Black pudding is about 95% solidified pigs blood

They have solidified pigs blood in Asia too - in Vietnam they often put a slab in a bowl of noodles - yum! (I push it aside myself)

17. Posted by Redpaddy (Inactive 1004 posts) 7y

I just can't see the point. There's so much good food out there and folks still nosh this mess. Each to there own I s'pose.
Incidentally, whoever it was that mentioned it - white pudding is made from oatmeal and stomach linings. I feel sick.

18. Posted by magykal1 (Travel Guru 2026 posts) 7y

Most cultures have some sort of blood sausage, Black Pudding is just the English version. I happen to like it, though not all black puddings are equal.

Mash is mashed potato.

Swede is a root vegetable, a bit like a big turnip.

Brown Sauce translates pretty much directly as Steak Sauce, though Brits are particularly partial to dolloping it on bacon sandwiches.

19. Posted by bex76 (Moderator 3719 posts) 7y

Quoting Redpaddy

Black pudding is about 95% solidified pigs blood, made into the shape of a large sausage, then served in thin slices - usually fried, sometimes with a few onions. It's much a Northern thing, more than the South. I live in the North West of England (have done for a long time - although I'm from london, where they do eat it, but not often).... And I hate it - totally, completely, utterly and absolutely. That's just how much I don't like it. Putrid stuff.

Me too - absolutely disgusting stuff. I ate it as a child when I didn't realise what it actually was! My parents both love it. YUK.

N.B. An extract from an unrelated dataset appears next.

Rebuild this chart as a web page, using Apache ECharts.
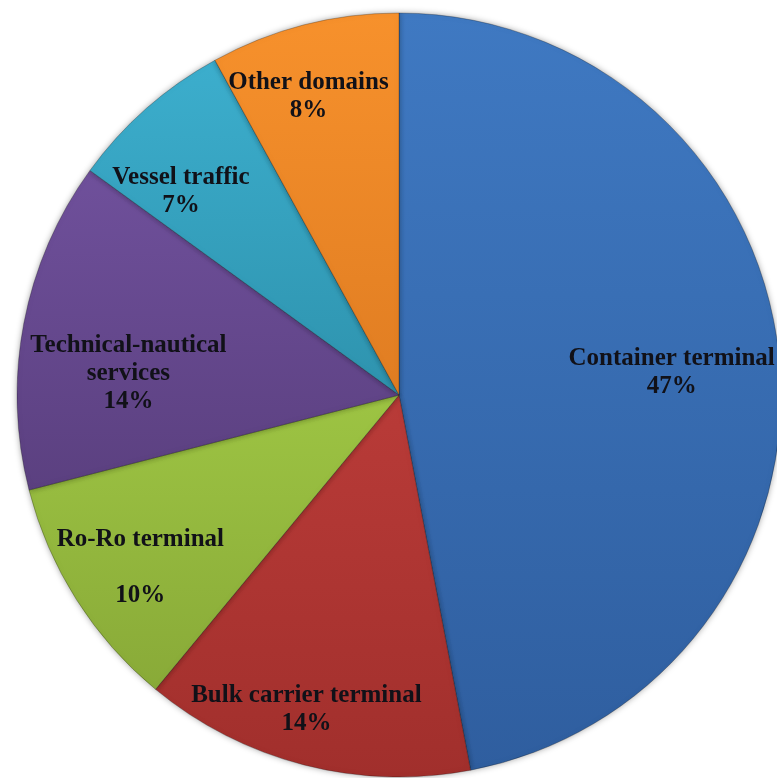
<!DOCTYPE html>
<html>
<head>
<meta charset="utf-8">
<script src="https://cdn.jsdelivr.net/npm/echarts@6/dist/echarts.min.js"></script>
<style>
  html, body { margin: 0; padding: 0; background: #fff; }
  #chart { width: 777px; height: 778px; }
</style>
</head>
<body>
<div id="chart"></div>
<script>
// clockwise from 12 o'clock
const categories = ["Container terminal", "Bulk carrier terminal", "Ro-Ro terminal",
  "Technical-nautical services", "Vessel traffic", "Other domains"];
const shares = [47, 14, 10, 14, 7, 8];

// light / dark end of each slice's shading
const lightColors = ["#3f79c2", "#b93b38", "#9dc443", "#6f509b", "#3caecd", "#f7912c"];
const darkColors = ["#2f5e9f", "#a12f2c", "#89aa38", "#5b4080", "#2e93ae", "#e07d22"];

// nudges so the labels sit where the original put them
const labelNudge = [[-30, 6], [-17, 20], [-2, 10], [28, 36], [-17, 25], [-15, -4]];

const chart = echarts.init(document.getElementById("chart"));

function labelText(p) {
  let name = p.name;
  if (name === "Technical-nautical services") name = "Technical-nautical\nservices";
  if (name === "Ro-Ro terminal") return name + "\n\n" + p.percent + "%";
  return name + "\n" + p.percent + "%";
}

const pieData = categories.map((name, i) => ({
  name: name,
  value: shares[i],
  itemStyle: {
    color: new echarts.graphic.LinearGradient(0, 0, 0, 1, [
      { offset: 0, color: lightColors[i] },
      { offset: 1, color: darkColors[i] }
    ])
  }
}));

chart.setOption({
  animation: false,
  series: [
    {
      type: "pie",
      center: [399, 395],
      radius: [0, 382],
      startAngle: 90,
      clockwise: true,
      silent: true,
      data: pieData,
      itemStyle: {
        borderColor: "rgba(0,0,0,0.25)",
        borderWidth: 1,
        shadowBlur: 6,
        shadowColor: "rgba(0,0,0,0.35)"
      },
      label: { show: false },
      labelLine: { show: false }
    },
    {
      // transparent ring, only used to place the labels further out
      type: "pie",
      center: [399, 395],
      radius: [220, 382],
      startAngle: 90,
      clockwise: true,
      silent: true,
      data: categories.map((name, i) => ({ name: name, value: shares[i] })),
      itemStyle: { color: "transparent" },
      label: {
        show: true,
        position: "inside",
        formatter: labelText,
        fontFamily: "Liberation Serif",
        fontWeight: "bold",
        fontSize: 25,
        lineHeight: 28,
        color: "#111118"
      },
      labelLayout: function (params) {
        const n = labelNudge[params.dataIndex];
        return { dx: n[0], dy: n[1] };
      },
      labelLine: { show: false }
    }
  ]
});
</script>
</body>
</html>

20. Posted by fabyomama (Respected Member 560 posts) 7y

Curry (Britain's most popular dish - used to be fish and chips) is now regarded as British in every way. Every Englishman thinks he can make curry (and spag-bog) and there are probably as many different curries as there are people.

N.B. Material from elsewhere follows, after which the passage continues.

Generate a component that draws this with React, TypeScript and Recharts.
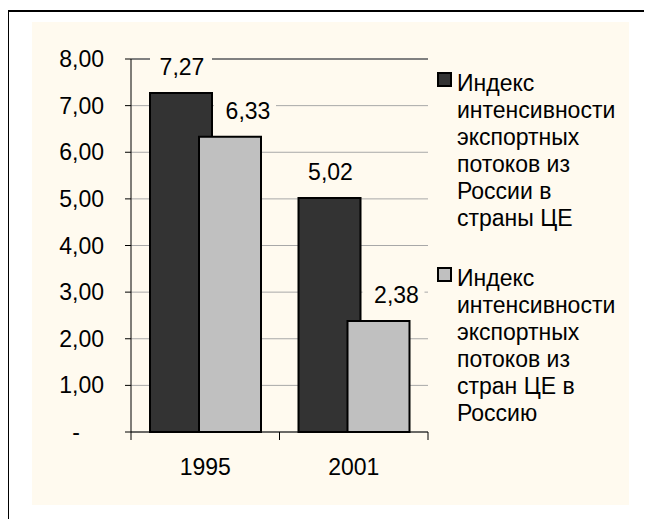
import React from "react";
import {
  BarChart,
  Bar,
  XAxis,
  YAxis,
  CartesianGrid,
  ReferenceLine,
  LabelList,
  Legend,
} from "recharts";

// data
const years = ["1995", "2001"];
const russiaToCE = [7.27, 5.02];
const ceToRussia = [6.33, 2.38];
const yTicks = [0, 1, 2, 3, 4, 5, 6, 7, 8];

const legendLines = [
  ["Индекс", "интенсивности", "экспортных", "потоков из", "России в", "страны ЦЕ"],
  ["Индекс", "интенсивности", "экспортных", "потоков из", "стран ЦЕ в", "Россию"],
];

const seriesNames = legendLines.map((l) => l.join(" "));
const data = years.map((year, i) => ({
  year,
  russiaToCE: russiaToCE[i],
  ceToRussia: ceToRussia[i],
}));

const FONT = "'Liberation Sans', Arial, sans-serif";
const FS = 23;
const BG = "#fffaef";
const DARK = "#333333";
const LIGHT = "#c0c0c0";
const PLOT_W = 297;

const fmt = (v: number) => v.toFixed(2).replace(".", ",");

function YTick(props: any) {
  const { x, y, payload } = props;
  const v = Number(payload.value);
  if (v === 0) {
    return (
      <text x={76} y={y} textAnchor="middle" dominantBaseline="central" fontSize={FS} fontFamily={FONT} fill="#000">
        -
      </text>
    );
  }
  return (
    <text x={x} y={y} textAnchor="end" dominantBaseline="central" fontSize={FS} fontFamily={FONT} fill="#000">
      {fmt(v)}
    </text>
  );
}

function XTick(props: any) {
  const { x, y, payload, index } = props;
  const band = PLOT_W / years.length;
  return (
    <g>
      <line x1={x - band / 2} x2={x - band / 2} y1={y} y2={y + 8} stroke="#000" />
      {index === years.length - 1 && (
        <line x1={x + band / 2} x2={x + band / 2} y1={y} y2={y + 8} stroke="#000" />
      )}
      <text x={x} y={y + 35} textAnchor="middle" dominantBaseline="central" fontSize={FS} fontFamily={FONT} fill="#000">
        {payload.value}
      </text>
    </g>
  );
}

function makeLabel(shift: number, boxShift: number) {
  return (props: any) => {
    const x = Number(props.x);
    const y = Number(props.y);
    const w = Number(props.width);
    const cx = x + w / 2 + shift;
    const bx = cx - boxShift - w / 2;
    const cy = y - 26;
    return (
      <g>
        <rect x={bx} y={cy - 18} width={w} height={34} fill={BG} />
        <text x={cx} y={cy} textAnchor="middle" dominantBaseline="central" fontSize={FS} fontFamily={FONT} fill="#000">
          {fmt(Number(props.value))}
        </text>
      </g>
    );
  };
}

function LegendBox(props: any) {
  const payload = props.payload || [];
  return (
    <div style={{ fontFamily: FONT, fontSize: FS, color: "#000" }}>
      {payload.map((entry: any, i: number) => (
        <div key={i} style={{ display: "flex", alignItems: "flex-start", marginBottom: i === 0 ? 33 : 0 }}>
          <div
            style={{
              width: 15,
              height: 15,
              boxSizing: "border-box",
              border: "2px solid #000",
              background: entry.color,
              marginTop: 2.5,
              marginRight: 5,
              flex: "none",
            }}
          />
          <div style={{ lineHeight: "27px", whiteSpace: "pre" }}>
            {legendLines[i].join("\n")}
          </div>
        </div>
      ))}
    </div>
  );
}

export default function App() {
  return (
    <div style={{ position: "relative", width: 652, height: 527, margin: -8, overflow: "hidden" }}>
      <div
        style={{
          position: "absolute",
          left: 7,
          top: 10,
          width: 700,
          height: 600,
          borderLeft: "2px solid #000",
          borderTop: "2px solid #000",
        }}
      />
      <div style={{ position: "absolute", left: 32, top: 22, width: 597, height: 483, background: BG }} />
      <div style={{ position: "absolute", left: 0, top: 0 }}>
        <BarChart
          width={652}
          height={527}
          data={data}
          margin={{ top: 59, right: 224, bottom: 55, left: 0 }}
          barSize={62}
          barGap={-13}
        >
          <CartesianGrid horizontal vertical={false} stroke="#a8a8a8" />
          <XAxis
            dataKey="year"
            height={40}
            tickSize={0}
            tickMargin={0}
            tickLine={false}
            axisLine={{ stroke: "#000" }}
            tick={<XTick />}
            interval={0}
          />
          <YAxis
            domain={[0, 8]}
            ticks={yTicks}
            width={131}
            tickSize={6}
            tickMargin={21}
            interval={0}
            axisLine={{ stroke: "#000" }}
            tickLine={{ stroke: "#000" }}
            tick={<YTick />}
          />
          <YAxis
            yAxisId="frame"
            orientation="right"
            domain={[0, 8]}
            width={0}
            tick={false}
            tickLine={false}
            axisLine={{ stroke: "#808080", strokeWidth: 2 }}
          />
          <ReferenceLine y={8} stroke="#808080" strokeWidth={2} />
          <Legend
            layout="vertical"
            align="center"
            verticalAlign="middle"
            content={<LegendBox />}
            wrapperStyle={{ left: 437, top: 69.5, width: 210, height: "auto" }}
          />
          <Bar
            dataKey="russiaToCE"
            name={seriesNames[0]}
            fill={DARK}
            stroke="#000"
            strokeWidth={2}
            isAnimationActive={false}
          >
            <LabelList dataKey="russiaToCE" content={makeLabel(1, 1)} />
          </Bar>
          <Bar
            dataKey="ceToRussia"
            name={seriesNames[1]}
            fill={LIGHT}
            stroke="#000"
            strokeWidth={2}
            isAnimationActive={false}
          >
            <LabelList dataKey="ceToRussia" content={makeLabel(18, 3)} />
          </Bar>
        </BarChart>
      </div>
    </div>
  );
}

Wiki reckons some varieties are actually being exported back to India! And there's always that myth about a customer in an Indian restaurant wanted tomato ketchup on their curry and so Chicken Tikka Masala was born.

Fried egg and chips is what I personally see as the typically English - preferably with a big slab of bread and butter and a nice mug of tea.